Leave the pictures out and quote every line from the start of the listing to the line with "2015,2020,2021,2025,2026,2030,2031,2035,2040,2041,2045,2050];", inclusive.
□ □ □ □ □ □ □
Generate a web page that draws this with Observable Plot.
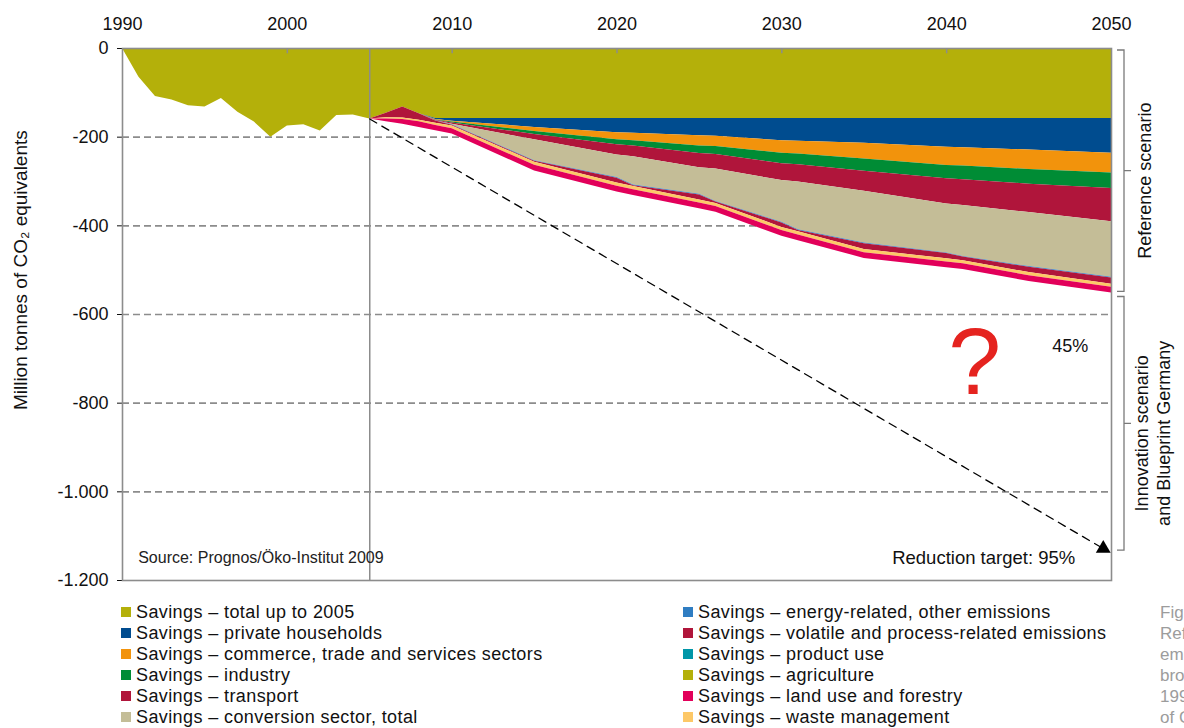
<!DOCTYPE html>
<html>
<head>
<meta charset="utf-8">
<script src="https://cdn.jsdelivr.net/npm/d3@7"></script>
<script src="https://cdn.jsdelivr.net/npm/@observablehq/plot@0.6"></script>
<style>
  html, body { margin: 0; padding: 0; background: #fff; overflow: hidden; width: 1184px; height: 728px; }
  #wrap { position: relative; width: 1184px; height: 728px; font-family: "Liberation Sans", Arial, sans-serif; color: #111; }
  #chart { position: absolute; left: 0; top: 0; }
  .legend { position: absolute; top: 602px; font-size: 18px; letter-spacing: 0.4px; }
  .legend .row { position: relative; height: 21px; line-height: 21px; white-space: nowrap; padding-left: 15px; }
  .legend .sw { position: absolute; left: 0; top: 5px; width: 10px; height: 10px; }
  #fig { position: absolute; left: 1160px; top: 602px; color: #9c9c9c; font-family: "Liberation Sans Narrow", "Liberation Sans", Arial, sans-serif; font-size: 17px; white-space: nowrap; }
  #fig div { height: 21px; line-height: 21px; }
</style>
</head>
<body>
<div id="wrap">
  <div id="chart"></div>
  <div class="legend" id="leg1" style="left:121px"></div>
  <div class="legend" id="leg2" style="left:683px"></div>
  <div id="fig"></div>
</div>
<script>
// ---------- data ----------
const years = [1990,1991,1992,1993,1994,1995,1996,1997,1998,1999,2000,2001,2002,2003,2004,2005,2006,2007,2008,2009,2010,
               2015,2020,2021,2025,2026,2030,2031,2035,2040,2041,2045,2050];

const totalUpTo2005   = [0,-65,-108,-116,-129,-132,-113,-144,-166,-200,-175,-172,-186,-151,-150,-159,-146,-132,-147,-158,-158,
                         -158,-158,-158,-158,-158,-158,-158,-158,-158,-158,-158,-158];
const privateHouseholds = [0,0,0,0,0,0,0,0,0,0,0,0,0,0,0,0,0,0,0,-2,-6,
                         -20,-32,-33,-39,-40,-50,-51,-56,-65,-66,-71,-78];
const commerceTrade   = [0,0,0,0,0,0,0,0,0,0,0,0,0,0,0,0,0,0,0,-1,-2,
                         -9,-16,-17,-23,-23,-28,-29,-35,-41,-41,-44,-45];
const industry        = [0,0,0,0,0,0,0,0,0,0,0,0,0,0,0,0,0,0,0,-1,-2,
                         -7,-11,-12,-17,-18,-24,-24,-28,-30,-31,-33,-35];
const transport       = [0,0,0,0,0,0,0,0,0,0,0,0,0,0,0,0,0,0,0,-1,-3,
                         -12,-23,-24,-32,-33,-38,-39,-45,-57,-58,-64,-75];
const conversionSector= [0,0,0,0,0,0,0,0,0,0,0,0,0,0,0,0,0,0,0,0,-1,
                         -47,-51,-64,-60,-73,-94,-108,-117,-110,-115,-122,-125];
const energyOther     = [0,0,0,0,0,0,0,0,0,0,0,0,0,0,0,0,0,0,0,-0.5,-1,
                         -1.5,-1.5,-1.5,-1.5,-1.5,-1.5,-1.5,-1.5,-1.5,-1.5,-1.5,-1.5];
const volatileProcess = [0,0,0,0,0,0,0,0,0,0,0,0,0,0,0,0,-10,-25,-15,-5,-2,
                         -2,-11,-2,-11,-3,-10,-3,-13,-12,-8,-12,-14];
const productUse      = [0,0,0,0,0,0,0,0,0,0,0,0,0,0,0,0,0,0,0,0,0,
                         0,0,0,0,0,0,0,0,0,0,0,0];
const agriculture     = [0,0,0,0,0,0,0,0,0,0,0,0,0,0,0,0,0,0,0,0,0,
                         0,0,0,0,0,0,0,0,0,0,0,0];
const wasteManagement = [0,0,0,0,0,0,0,0,0,0,0,0,0,0,0,0,-3,-3,-3,-5,-6,
                         -7,-7,-7,-7,-7,-7,-7,-7,-7,-7,-7,-7];
const landUseForestry = [0,0,0,0,0,0,0,0,0,0,0,0,0,0,0,0,-6,-11,-13,-12,-12,
                         -13,-13,-13,-13,-13,-13,-13,-13,-13,-13,-13,-13];

// stacking order (nearest to zero first)
const seriesNames = [
  "Savings – total up to 2005",
  "Savings – private households",
  "Savings – commerce, trade and services sectors",
  "Savings – industry",
  "Savings – transport",
  "Savings – conversion sector, total",
  "Savings – energy-related, other emissions",
  "Savings – volatile and process-related emissions",
  "Savings – product use",
  "Savings – agriculture",
  "Savings – waste management",
  "Savings – land use and forestry"
];
const seriesValues = [totalUpTo2005, privateHouseholds, commerceTrade, industry, transport, conversionSector,
                      energyOther, volatileProcess, productUse, agriculture, wasteManagement, landUseForestry];
const seriesColors = ["#b4b00a", "#004c8f", "#f2930c", "#008c35", "#b0153b", "#c4bd97",
                      "#2f7dc2", "#b0153b", "#0096a8", "#b4b00a", "#fdc867", "#e2005a"];

// legend order as printed
const legendLeft  = ["Savings – total up to 2005", "Savings – private households", "Savings – commerce, trade and services sectors",
                     "Savings – industry", "Savings – transport", "Savings – conversion sector, total"];
const legendRight = ["Savings – energy-related, other emissions", "Savings – volatile and process-related emissions",
                     "Savings – product use", "Savings – agriculture", "Savings – land use and forestry", "Savings – waste management"];

const decadeTicks = [1990, 2000, 2010, 2020, 2030, 2040, 2050];
const valueTicks  = [0, -200, -400, -600, -800, -1000, -1200];
const gridValues  = [-200, -400, -600, -800, -1000];

const targetPath  = [{year: 2005, value: -159}, {year: 2049.5, value: -1128}];
const brackets = [
  {lines: ["Reference scenario"], top: 0, bottom: -551},
  {lines: ["Innovation scenario", "and Blueprint Germany"], top: -556, bottom: -1135}
];
const yLabel = "Million tonnes of CO₂ equivalents";
const figCaption = ["Fig. K 2", "Reference scenario: savings of greenhouse gas", "emissions by sector,", "broken down by source,", "1990 – 2050, in million tonnes", "of CO₂ equivalents"];

// ---------- build ----------
// Plot stacks a value of exactly 0 on the positive side (at the zero line);
// an infinitesimal negative keeps empty series on the negative stack instead.
const rows = [];
seriesNames.forEach((name, i) => years.forEach((yr, j) => {
  const v = seriesValues[i][j];
  rows.push({series: name, year: yr, value: v === 0 ? -1e-9 : v});
}));

const fmt = d => d === 0 ? "0" : (d < 0 ? "-" : "") + String(Math.abs(d)).replace(/\B(?=(\d{3})+(?!\d))/g, ".");
const gray = "#8c8c8c";

const plot = Plot.plot({
  width: 1184,
  height: 590,
  marginLeft: 122,
  marginRight: 73,
  marginTop: 48,
  marginBottom: 10,
  style: {fontFamily: "'Liberation Sans', Arial, sans-serif", fontSize: "18px", background: "#fff", color: "#111"},
  x: {domain: [1990, 2050], axis: "top", ticks: decadeTicks, tickFormat: d => String(d), tickSize: 0, tickPadding: 19, label: null},
  y: {domain: [-1200, 0], ticks: valueTicks, tickFormat: fmt, tickSize: 5, tickPadding: 9, label: null},
  color: {domain: seriesNames, range: seriesColors},
  marks: [
    Plot.ruleY(gridValues, {stroke: gray, strokeWidth: 1.6, strokeDasharray: "7,4"}),
    Plot.areaY(rows, {x: "year", y: "value", z: "series", fill: "series", order: seriesNames}),
    Plot.ruleX([2005], {stroke: gray, strokeWidth: 1.5}),
    Plot.ruleX(decadeTicks.slice(1, -1), {y1: 0, y2: -12, stroke: gray, strokeWidth: 1.5}),
    Plot.frame({stroke: gray, strokeWidth: 1.6}),
    Plot.line(targetPath, {x: "year", y: "value", stroke: "#000", strokeWidth: 1.3, strokeDasharray: "8,6"}),
    Plot.dot(targetPath.slice(1), {x: "year", y: "value", symbol: "triangle", r: 5.5, fill: "#000", rotate: 120}),
    Plot.text([yLabel], {x: 1990, y: -500, dx: -102, rotate: -90, fontSize: 19, fill: "#111"}),
    Plot.text(["?"], {x: 2041.7, y: -711, fontSize: 95, fill: "#e5231f"}),
    Plot.text(["45%"], {x: 2047.5, y: -672, fontSize: 18, fill: "#111"}),
    Plot.text(["Reduction target: 95%"], {x: 2047.8, y: -1150, textAnchor: "end", fontSize: 18.5, fill: "#111"}),
    Plot.text(["Source: Prognos/Öko-Institut 2009"], {x: 1990.95, y: -1150, textAnchor: "start", fontSize: 16, fill: "#222"})
  ]
});
document.getElementById("chart").appendChild(plot);

// right-hand brackets built from the plot's own scales
const xs = plot.scale("x"), ys = plot.scale("y");
const xScale = d3.scaleLinear(xs.domain, xs.range);
const yScale = d3.scaleLinear(ys.domain, ys.range);
const svg = d3.select(plot);
const bx = xScale(2050) + 13;
brackets.forEach(b => {
  const yt = yScale(b.top) + 2, yb = yScale(b.bottom) - 1, ym = (yt + yb) / 2;
  svg.append("path")
    .attr("d", `M${bx - 7},${yt}H${bx}V${yb}H${bx - 7}M${bx},${ym}H${bx + 7}`)
    .attr("fill", "none").attr("stroke", "#7a7a7a").attr("stroke-width", 1.3);
  const t = svg.append("text")
    .attr("transform", `translate(${bx + 21 - (b.lines.length - 1) * 3},${ym + 10}) rotate(-90)`)
    .attr("text-anchor", "middle")
    .attr("font-size", 18).attr("fill", "#111");
  b.lines.forEach((l, i) => t.append("tspan").attr("x", 0).attr("dy", i === 0 ? "0.35em" : "1.2em").text(l));
});

// legend
const colorOf = name => seriesColors[seriesNames.indexOf(name)];
function buildLegend(id, names) {
  const el = document.getElementById(id);
  names.forEach(n => {
    const r = document.createElement("div");
    r.className = "row";
    r.innerHTML = `<span class="sw" style="background:${colorOf(n)}"></span>${n}`;
    el.appendChild(r);
  });
}
buildLegend("leg1", legendLeft);
buildLegend("leg2", legendRight);
const fig = document.getElementById("fig");
figCaption.forEach(l => { const d = document.createElement("div"); d.textContent = l; fig.appendChild(d); });
</script>
</body>
</html>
□ □ □ □ □ □ □
• SOLUTION TO THE EXERCISE:
Generate a web page that draws this with Observable Plot.
<!DOCTYPE html>
<html>
<head>
<meta charset="utf-8">
<script src="https://cdn.jsdelivr.net/npm/d3@7"></script>
<script src="https://cdn.jsdelivr.net/npm/@observablehq/plot@0.6"></script>
<style>
  html, body { margin: 0; padding: 0; background: #fff; overflow: hidden; width: 1184px; height: 728px; }
  #wrap { position: relative; width: 1184px; height: 728px; font-family: "Liberation Sans", Arial, sans-serif; color: #111; }
  #chart { position: absolute; left: 0; top: 0; }
  .legend { position: absolute; top: 602px; font-size: 18px; letter-spacing: 0.4px; }
  .legend .row { position: relative; height: 21px; line-height: 21px; white-space: nowrap; padding-left: 15px; }
  .legend .sw { position: absolute; left: 0; top: 5px; width: 10px; height: 10px; }
  #fig { position: absolute; left: 1160px; top: 602px; color: #9c9c9c; font-family: "Liberation Sans Narrow", "Liberation Sans", Arial, sans-serif; font-size: 17px; white-space: nowrap; }
  #fig div { height: 21px; line-height: 21px; }
</style>
</head>
<body>
<div id="wrap">
  <div id="chart"></div>
  <div class="legend" id="leg1" style="left:121px"></div>
  <div class="legend" id="leg2" style="left:683px"></div>
  <div id="fig"></div>
</div>
<script>
// ---------- data ----------
const years = [1990,1991,1992,1993,1994,1995,1996,1997,1998,1999,2000,2001,2002,2003,2004,2005,2006,2007,2008,2009,2010,
               2015,2020,2021,2025,2026,2030,2031,2035,2040,2041,2045,2050];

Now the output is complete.